Requirement =>
Copy exactly, leaving out every image, the lines from the one with "Emit a Python" through the one with "shares = [35.03, 27.08, 22.50, 10.03, 5.36]", inclusive.

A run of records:
################

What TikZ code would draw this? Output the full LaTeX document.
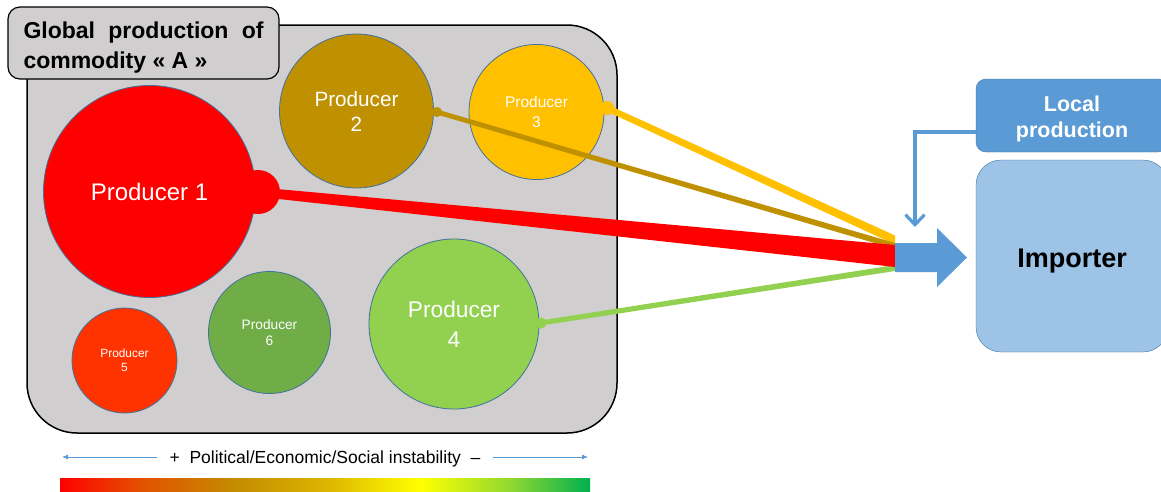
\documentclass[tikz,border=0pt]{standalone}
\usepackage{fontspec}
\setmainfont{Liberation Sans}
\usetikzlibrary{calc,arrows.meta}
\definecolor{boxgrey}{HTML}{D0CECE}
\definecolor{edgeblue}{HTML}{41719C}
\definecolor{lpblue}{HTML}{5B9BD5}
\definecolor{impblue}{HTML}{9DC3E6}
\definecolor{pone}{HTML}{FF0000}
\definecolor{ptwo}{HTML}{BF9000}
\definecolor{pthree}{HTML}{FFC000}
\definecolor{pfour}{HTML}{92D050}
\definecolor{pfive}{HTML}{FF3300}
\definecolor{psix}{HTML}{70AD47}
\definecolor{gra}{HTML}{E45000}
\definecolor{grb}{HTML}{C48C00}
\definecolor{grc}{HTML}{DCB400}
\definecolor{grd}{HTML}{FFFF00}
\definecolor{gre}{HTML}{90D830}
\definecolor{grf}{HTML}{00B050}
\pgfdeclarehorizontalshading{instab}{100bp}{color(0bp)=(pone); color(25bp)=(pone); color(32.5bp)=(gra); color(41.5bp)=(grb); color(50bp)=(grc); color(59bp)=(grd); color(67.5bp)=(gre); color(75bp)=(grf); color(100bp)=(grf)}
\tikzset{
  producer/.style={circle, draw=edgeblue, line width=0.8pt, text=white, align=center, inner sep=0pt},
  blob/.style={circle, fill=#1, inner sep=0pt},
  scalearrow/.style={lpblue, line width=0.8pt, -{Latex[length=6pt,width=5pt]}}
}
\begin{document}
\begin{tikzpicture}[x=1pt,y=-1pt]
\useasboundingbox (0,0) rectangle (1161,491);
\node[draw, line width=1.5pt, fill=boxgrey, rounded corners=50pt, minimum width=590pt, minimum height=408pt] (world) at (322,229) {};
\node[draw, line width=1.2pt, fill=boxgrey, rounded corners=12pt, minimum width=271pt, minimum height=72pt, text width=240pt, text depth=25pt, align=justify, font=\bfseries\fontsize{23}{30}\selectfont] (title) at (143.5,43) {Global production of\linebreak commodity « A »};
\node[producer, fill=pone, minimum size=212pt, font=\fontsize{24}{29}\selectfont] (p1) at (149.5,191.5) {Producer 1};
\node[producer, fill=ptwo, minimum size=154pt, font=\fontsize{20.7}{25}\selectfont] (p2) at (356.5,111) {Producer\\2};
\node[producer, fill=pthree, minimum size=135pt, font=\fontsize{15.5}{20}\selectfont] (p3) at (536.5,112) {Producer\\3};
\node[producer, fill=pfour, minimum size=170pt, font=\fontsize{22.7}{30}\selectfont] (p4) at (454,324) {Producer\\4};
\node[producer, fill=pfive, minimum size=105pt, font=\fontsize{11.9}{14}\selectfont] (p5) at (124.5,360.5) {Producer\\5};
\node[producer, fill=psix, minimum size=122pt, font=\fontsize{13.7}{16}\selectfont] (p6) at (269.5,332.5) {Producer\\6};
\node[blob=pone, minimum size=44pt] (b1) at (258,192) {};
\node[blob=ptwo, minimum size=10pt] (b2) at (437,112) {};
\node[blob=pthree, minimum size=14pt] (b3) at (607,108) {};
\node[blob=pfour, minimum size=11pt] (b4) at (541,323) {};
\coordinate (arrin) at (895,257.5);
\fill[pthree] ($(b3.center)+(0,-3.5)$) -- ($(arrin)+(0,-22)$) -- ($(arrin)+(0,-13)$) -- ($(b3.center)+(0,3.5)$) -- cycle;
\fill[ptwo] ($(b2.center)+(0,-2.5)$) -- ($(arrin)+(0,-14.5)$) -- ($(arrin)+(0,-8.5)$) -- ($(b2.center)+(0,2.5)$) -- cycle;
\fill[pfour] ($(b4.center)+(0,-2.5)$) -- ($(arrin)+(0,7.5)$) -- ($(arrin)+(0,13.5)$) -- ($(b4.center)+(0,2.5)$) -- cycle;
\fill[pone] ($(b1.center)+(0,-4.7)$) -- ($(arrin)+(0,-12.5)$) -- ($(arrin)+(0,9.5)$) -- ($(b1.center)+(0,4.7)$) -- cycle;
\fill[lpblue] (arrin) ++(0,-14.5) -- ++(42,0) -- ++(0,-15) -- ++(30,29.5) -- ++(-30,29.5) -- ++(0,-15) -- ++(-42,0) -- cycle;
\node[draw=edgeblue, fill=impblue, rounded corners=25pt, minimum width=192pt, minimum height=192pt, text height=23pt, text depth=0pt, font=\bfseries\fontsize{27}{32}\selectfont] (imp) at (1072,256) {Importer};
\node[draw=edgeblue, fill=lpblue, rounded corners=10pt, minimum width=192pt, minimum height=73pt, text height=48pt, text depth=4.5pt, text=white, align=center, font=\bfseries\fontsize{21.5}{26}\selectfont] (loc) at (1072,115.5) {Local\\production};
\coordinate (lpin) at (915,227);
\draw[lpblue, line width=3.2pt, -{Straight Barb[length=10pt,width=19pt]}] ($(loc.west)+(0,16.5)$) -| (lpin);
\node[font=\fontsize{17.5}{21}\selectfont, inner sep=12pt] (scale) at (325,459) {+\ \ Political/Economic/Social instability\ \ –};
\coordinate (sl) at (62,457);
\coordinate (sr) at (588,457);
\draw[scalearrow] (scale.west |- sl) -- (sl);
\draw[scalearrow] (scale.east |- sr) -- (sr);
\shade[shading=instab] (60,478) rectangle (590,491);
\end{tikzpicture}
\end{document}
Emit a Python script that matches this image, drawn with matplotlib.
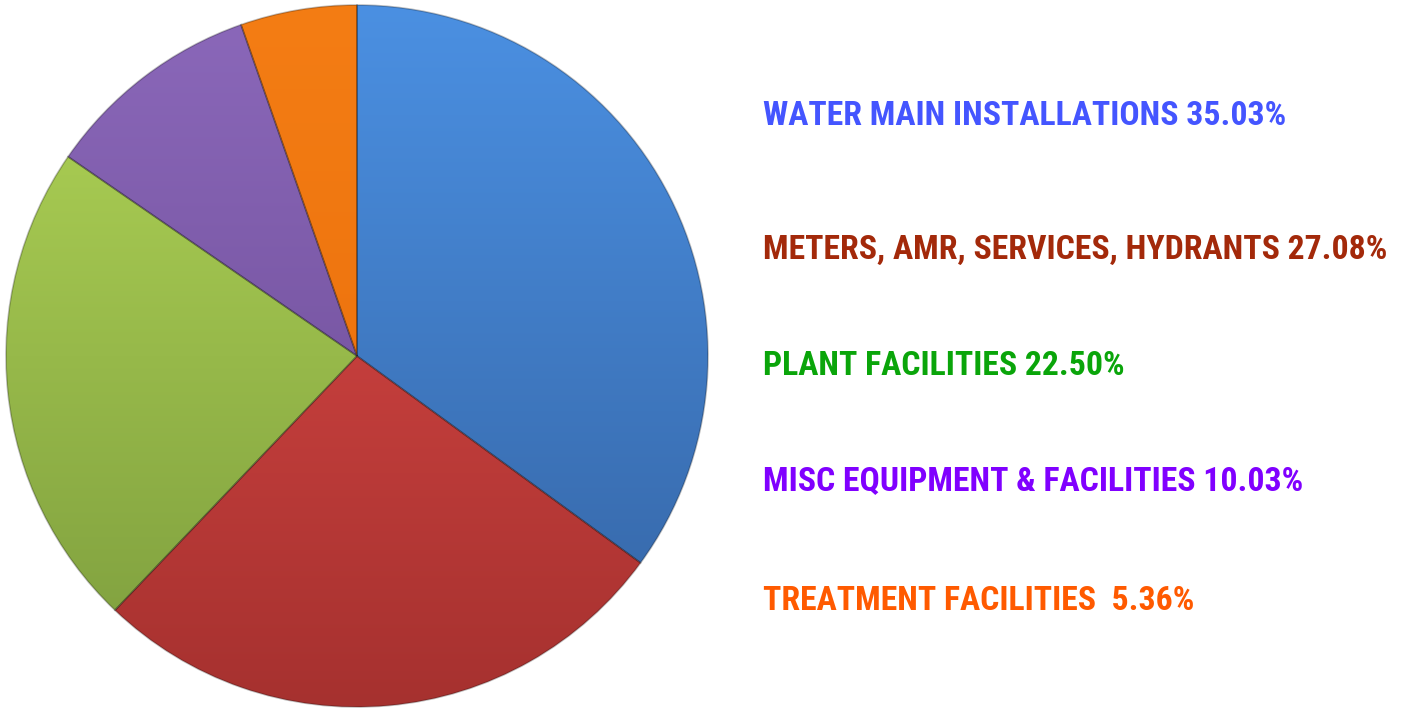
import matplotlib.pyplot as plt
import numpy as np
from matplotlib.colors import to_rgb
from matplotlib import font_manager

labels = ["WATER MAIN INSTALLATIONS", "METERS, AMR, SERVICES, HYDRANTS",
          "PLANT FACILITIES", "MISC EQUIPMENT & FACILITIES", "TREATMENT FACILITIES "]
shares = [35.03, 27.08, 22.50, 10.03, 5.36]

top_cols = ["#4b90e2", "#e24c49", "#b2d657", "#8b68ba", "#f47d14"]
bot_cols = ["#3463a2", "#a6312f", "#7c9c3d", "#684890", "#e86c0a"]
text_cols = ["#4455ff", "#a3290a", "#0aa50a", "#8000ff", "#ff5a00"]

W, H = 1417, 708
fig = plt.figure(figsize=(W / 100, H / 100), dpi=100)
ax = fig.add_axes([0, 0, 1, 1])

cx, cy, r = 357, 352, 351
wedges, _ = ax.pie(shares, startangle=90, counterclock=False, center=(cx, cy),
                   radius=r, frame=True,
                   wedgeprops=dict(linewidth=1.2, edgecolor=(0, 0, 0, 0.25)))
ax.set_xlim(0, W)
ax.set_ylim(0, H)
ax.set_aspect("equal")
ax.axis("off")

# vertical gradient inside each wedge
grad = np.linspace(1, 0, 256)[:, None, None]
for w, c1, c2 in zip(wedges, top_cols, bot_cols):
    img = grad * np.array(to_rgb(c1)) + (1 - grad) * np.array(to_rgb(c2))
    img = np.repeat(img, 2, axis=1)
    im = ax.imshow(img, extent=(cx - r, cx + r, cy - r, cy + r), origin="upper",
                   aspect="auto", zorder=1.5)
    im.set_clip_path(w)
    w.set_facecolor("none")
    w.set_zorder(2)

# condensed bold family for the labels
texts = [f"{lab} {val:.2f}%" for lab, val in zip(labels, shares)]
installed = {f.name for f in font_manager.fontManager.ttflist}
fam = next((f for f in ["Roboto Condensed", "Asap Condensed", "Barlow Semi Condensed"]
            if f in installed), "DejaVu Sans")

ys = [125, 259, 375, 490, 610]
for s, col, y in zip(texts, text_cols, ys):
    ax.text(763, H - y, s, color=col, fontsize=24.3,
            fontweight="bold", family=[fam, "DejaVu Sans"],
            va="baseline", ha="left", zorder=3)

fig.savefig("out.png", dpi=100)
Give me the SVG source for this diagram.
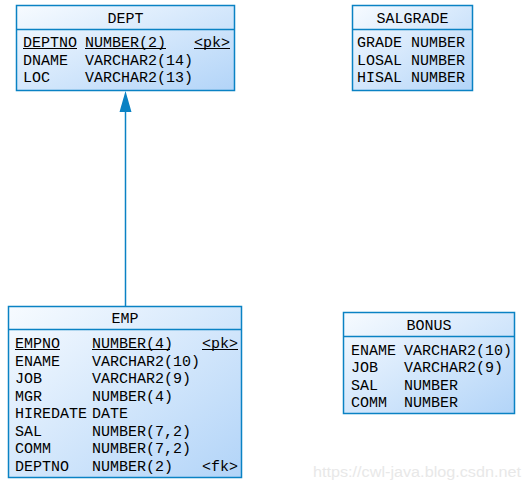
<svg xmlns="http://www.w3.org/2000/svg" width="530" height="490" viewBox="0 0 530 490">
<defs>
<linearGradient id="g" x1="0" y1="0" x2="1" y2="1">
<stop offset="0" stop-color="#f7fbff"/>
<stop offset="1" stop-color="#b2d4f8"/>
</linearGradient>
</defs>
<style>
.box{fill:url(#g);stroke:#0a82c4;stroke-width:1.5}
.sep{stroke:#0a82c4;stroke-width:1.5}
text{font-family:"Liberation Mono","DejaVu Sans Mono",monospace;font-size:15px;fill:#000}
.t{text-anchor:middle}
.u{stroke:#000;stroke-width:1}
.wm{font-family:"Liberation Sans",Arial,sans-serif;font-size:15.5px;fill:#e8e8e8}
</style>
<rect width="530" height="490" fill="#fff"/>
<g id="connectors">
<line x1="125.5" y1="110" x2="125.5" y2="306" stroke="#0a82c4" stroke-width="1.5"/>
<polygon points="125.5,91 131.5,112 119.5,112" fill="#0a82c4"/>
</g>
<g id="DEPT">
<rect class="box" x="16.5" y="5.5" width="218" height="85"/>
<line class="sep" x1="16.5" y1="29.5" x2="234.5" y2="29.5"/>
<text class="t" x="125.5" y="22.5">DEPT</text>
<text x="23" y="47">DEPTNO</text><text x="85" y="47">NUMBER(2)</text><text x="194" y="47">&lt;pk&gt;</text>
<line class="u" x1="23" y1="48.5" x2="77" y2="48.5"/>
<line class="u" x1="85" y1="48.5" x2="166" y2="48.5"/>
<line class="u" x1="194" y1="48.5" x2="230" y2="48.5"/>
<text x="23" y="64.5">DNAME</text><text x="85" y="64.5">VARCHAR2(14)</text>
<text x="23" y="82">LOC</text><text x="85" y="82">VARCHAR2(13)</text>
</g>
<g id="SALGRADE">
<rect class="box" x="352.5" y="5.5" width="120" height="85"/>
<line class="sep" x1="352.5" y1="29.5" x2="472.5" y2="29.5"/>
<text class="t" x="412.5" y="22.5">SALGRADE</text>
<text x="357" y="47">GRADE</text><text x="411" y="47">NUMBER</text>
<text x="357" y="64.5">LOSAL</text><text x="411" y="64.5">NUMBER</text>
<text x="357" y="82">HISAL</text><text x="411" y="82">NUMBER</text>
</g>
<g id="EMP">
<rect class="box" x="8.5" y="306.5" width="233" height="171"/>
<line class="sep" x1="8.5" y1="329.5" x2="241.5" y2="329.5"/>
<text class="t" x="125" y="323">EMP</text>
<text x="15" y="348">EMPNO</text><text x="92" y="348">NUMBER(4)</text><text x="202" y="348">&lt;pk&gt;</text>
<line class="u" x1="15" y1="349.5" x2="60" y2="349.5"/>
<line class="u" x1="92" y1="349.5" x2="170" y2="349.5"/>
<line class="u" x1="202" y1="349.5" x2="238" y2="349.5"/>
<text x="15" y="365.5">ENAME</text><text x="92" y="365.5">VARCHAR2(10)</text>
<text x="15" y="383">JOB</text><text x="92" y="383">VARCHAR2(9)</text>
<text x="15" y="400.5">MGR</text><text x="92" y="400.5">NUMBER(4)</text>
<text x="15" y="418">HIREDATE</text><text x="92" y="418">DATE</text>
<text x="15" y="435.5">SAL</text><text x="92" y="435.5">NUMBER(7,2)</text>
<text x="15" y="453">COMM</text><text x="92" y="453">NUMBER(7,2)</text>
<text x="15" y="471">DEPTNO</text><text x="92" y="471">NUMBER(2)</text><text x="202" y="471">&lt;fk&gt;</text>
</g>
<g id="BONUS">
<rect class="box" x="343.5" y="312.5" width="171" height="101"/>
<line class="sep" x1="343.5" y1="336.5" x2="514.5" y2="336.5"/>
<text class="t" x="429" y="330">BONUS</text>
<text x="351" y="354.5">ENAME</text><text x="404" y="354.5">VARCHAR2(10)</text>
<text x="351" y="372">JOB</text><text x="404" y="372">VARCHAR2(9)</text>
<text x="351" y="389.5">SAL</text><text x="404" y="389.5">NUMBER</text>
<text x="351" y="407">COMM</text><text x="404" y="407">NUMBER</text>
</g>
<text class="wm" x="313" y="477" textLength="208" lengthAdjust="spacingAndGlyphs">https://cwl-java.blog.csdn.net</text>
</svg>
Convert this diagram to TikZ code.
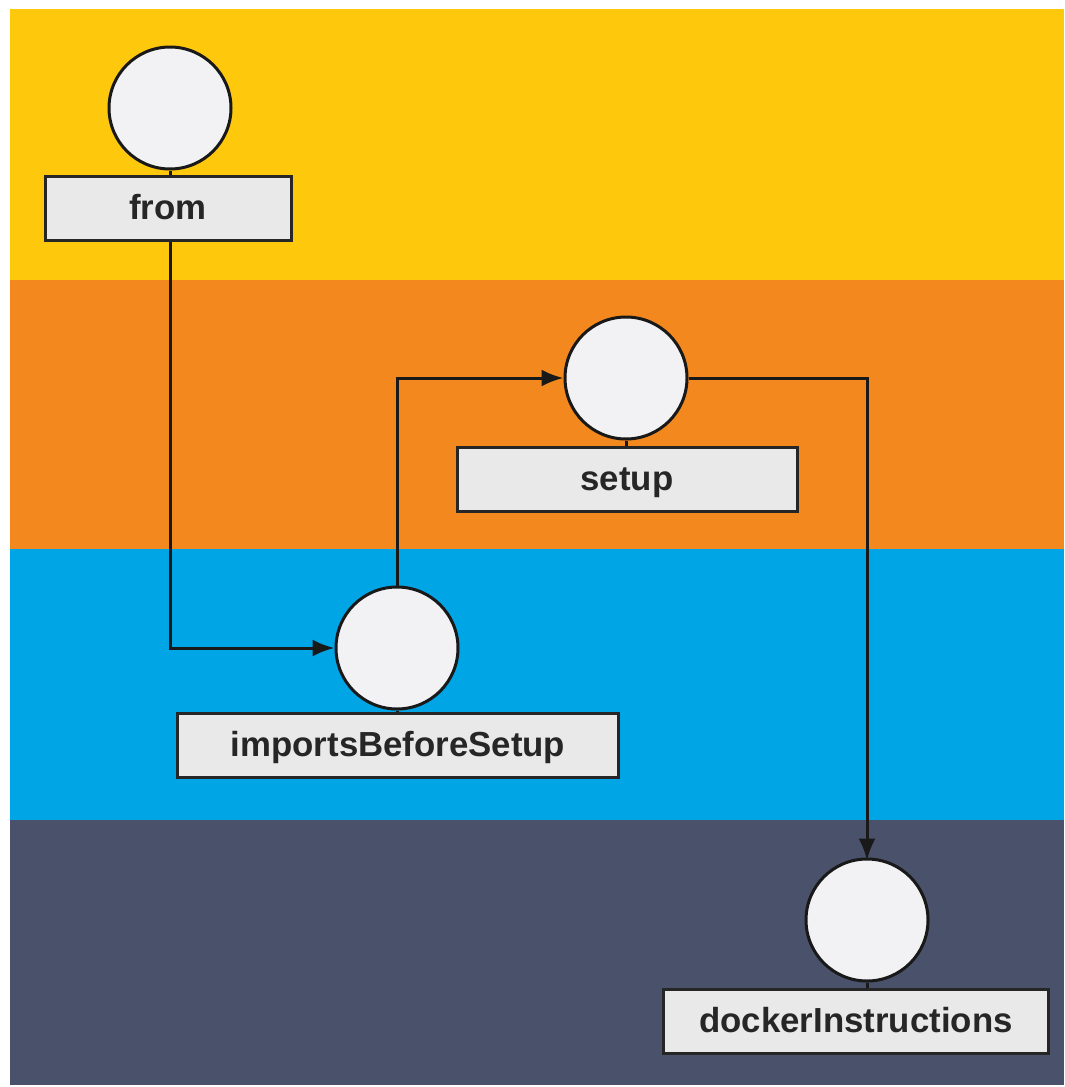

################

Solution =>
Emit a Python script that matches this image, drawn with matplotlib.
import matplotlib.pyplot as plt
import numpy as np
from matplotlib.colors import to_rgb
from matplotlib import font_manager

labels = ["WATER MAIN INSTALLATIONS", "METERS, AMR, SERVICES, HYDRANTS",
          "PLANT FACILITIES", "MISC EQUIPMENT & FACILITIES", "TREATMENT FACILITIES "]
shares = [35.03, 27.08, 22.50, 10.03, 5.36]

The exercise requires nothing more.